Le contrôle de la population

Il est bien sûr logique, normal, minimum, que la distribution de l’eau soit gérée par la puissance publique et non confiée à des intérêts privés. Et nous soutenons sans réserve tous ceux qui s’opposent aux privatisations des services publics au bénéfice de sociétés privées qui n’ont qu’une chose en tête : le profit maximum, au détriment du service rendu. Il n’est en effet pas normal qu’après avoir dépensé des sommes considérables pour construire, entretenir les infrastructures nécessaires à la distribution de l’eau, avec l’argent public, la collectivité transfère les profits au privé, tout en continuant d’assurer d’ailleurs la plupart du temps une part de l’entretien et les investissements lourds. Car il s’agit le plus souvent d’un « partenariat très spécial » : les dépenses encore en partie pour le public, les profits en totalité pour le privé !

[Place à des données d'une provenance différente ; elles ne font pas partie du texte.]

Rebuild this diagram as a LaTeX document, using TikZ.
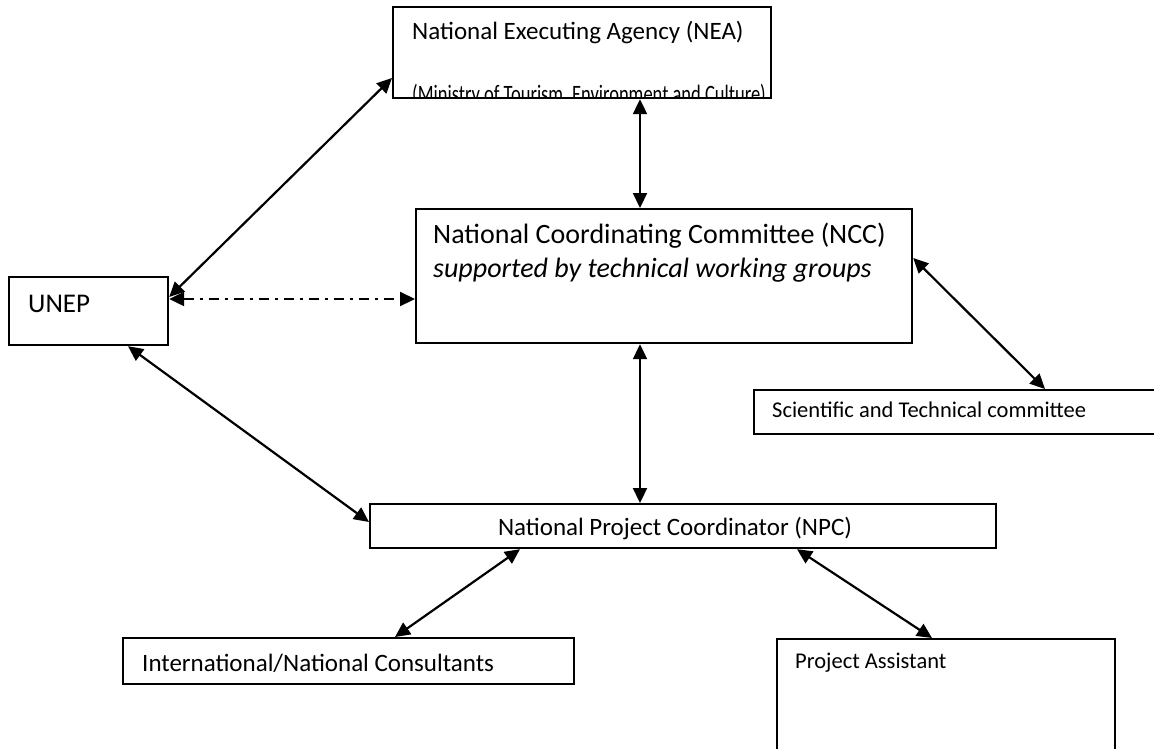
\documentclass[tikz,border=0pt]{standalone}
\usepackage{fontspec}
\setmainfont{Carlito}
\usetikzlibrary{arrows.meta}
\tikzset{
  box/.style={draw, line width=2.2pt, inner sep=0pt, anchor=north west},
  lbl/.style={inner sep=0pt, anchor=base west},
  link/.style={line width=2.2pt, >={Triangle[length=15pt,width=14pt]}, <->},
  dashdot/.style={dash pattern=on 10pt off 6pt on 3pt off 6pt}
}
\newcommand{\fs}[1]{\fontsize{#1}{#1}\selectfont}
\begin{document}
\begin{tikzpicture}[x=1pt,y=-1pt]
\clip (0,0) rectangle (1154,748);
\fill[white] (0,0) rectangle (1154,748);
\coordinate (xmid) at (640,0);

% NEA text (second line cut by the box)
\begin{scope}
\clip (393,7) rectangle (769,96);
\node[lbl] (neat1) at (412,39) {\fs{25}National Executing Agency (NEA)};
\node[lbl] (neat2) at (412,102) {\fs{25}\scalebox{0.74}[1]{(Ministry of Tourism, Environment and Culture)}};
\end{scope}
\node[box, minimum width=378, minimum height=91] (nea) at (392,6) {};

\node[box, minimum width=496, minimum height=134] (ncc) at (415,208) {};
\node[lbl] (ncct1) at (433,243) {\fs{28}National Coordinating Committee (NCC)};
\node[lbl] (ncct2) at (433,277) {\fs{28}\itshape supported by technical working groups};

\node[box, minimum width=159, minimum height=68] (unep) at (8,276) {};
\node[lbl] (unept) at (28,312) {\fs{27}UNEP};

\node[box, minimum width=430, minimum height=44] (sci) at (753,389) {};
\node[lbl] (scit) at (772,417) {\fs{22.5}Scientific and Technical committee};

\node[box, minimum width=626, minimum height=44] (npc) at (369,503) {};
\node[inner sep=0pt, anchor=base] (npct) at (675,535) {\fs{25}National Project Coordinator (NPC)};

\node[box, minimum width=451, minimum height=46] (cons) at (122,637) {};
\node[lbl] (const) at (142,671) {\fs{25}International/National Consultants};

\node[box, minimum width=338, minimum height=150] (pa) at (776,638) {};
\node[lbl] (pat) at (795,668) {\fs{22.5}Project Assistant};

% connectors
\draw[link] (unep.east |- 0,297) -- (nea.west |- 0,78);
\draw[link, dashdot] (unep.east |- 0,299) -- (ncc.west |- 0,299);
\draw[link] (nea.south -| xmid) -- (ncc.north -| xmid);
\draw[link] (ncc.east |- 0,258) -- (sci.north -| 1045,0);
\draw[link] (unep.south -| 128,0) -- (npc.west |- 0,522);
\draw[link] (ncc.south -| xmid) -- (npc.north -| xmid);
\draw[link] (npc.south -| 520,0) -- (cons.north -| 395,0);
\draw[link] (npc.south -| 797,0) -- (pa.north -| 932,0);
\end{tikzpicture}
\end{document}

Nous sommes pour que les services publics soient gérés par la collectivité mais il ne suffira pas pour cela d’arracher leur gestion au privé. Pour en faire de véritables services publics, il faudra que la population exerce son contrôle. Le passé a en effet suffisamment montré qu’une nationalisation ou une municipalisation ne faisait pas pour autant un service public digne de ce nom. Il n’est qu’à voir la lente dégradation de la SNCM, dernier exemple récemment mis en lumière dans l’actualité, gérée par l’État mais laissée à l’abandon pour que puissent prospérer des compagnies privées.

On ne peut demander à l’État au service des capitalistes de veiller aux intérêts de la population. Ce sera à cette dernière d’exercer un contrôle sur l’utilisation des fonds publics et sur les décisions prises (en attendant d’exercer un contrôle sur toutes les entreprises et toute la production, l’eau comme les autres). C’est ainsi seulement qu’on pourra arrêter le jeu de yo-yo de ces services renfloués - lorsqu’ils vont mal ou lorsqu’ils ont besoin d’investissements lourds - avec l’argent des salariés, et cédés au privé lorsqu’ils deviennent juteux. C’est alors seulement que l’eau ne sera pas une marchandise.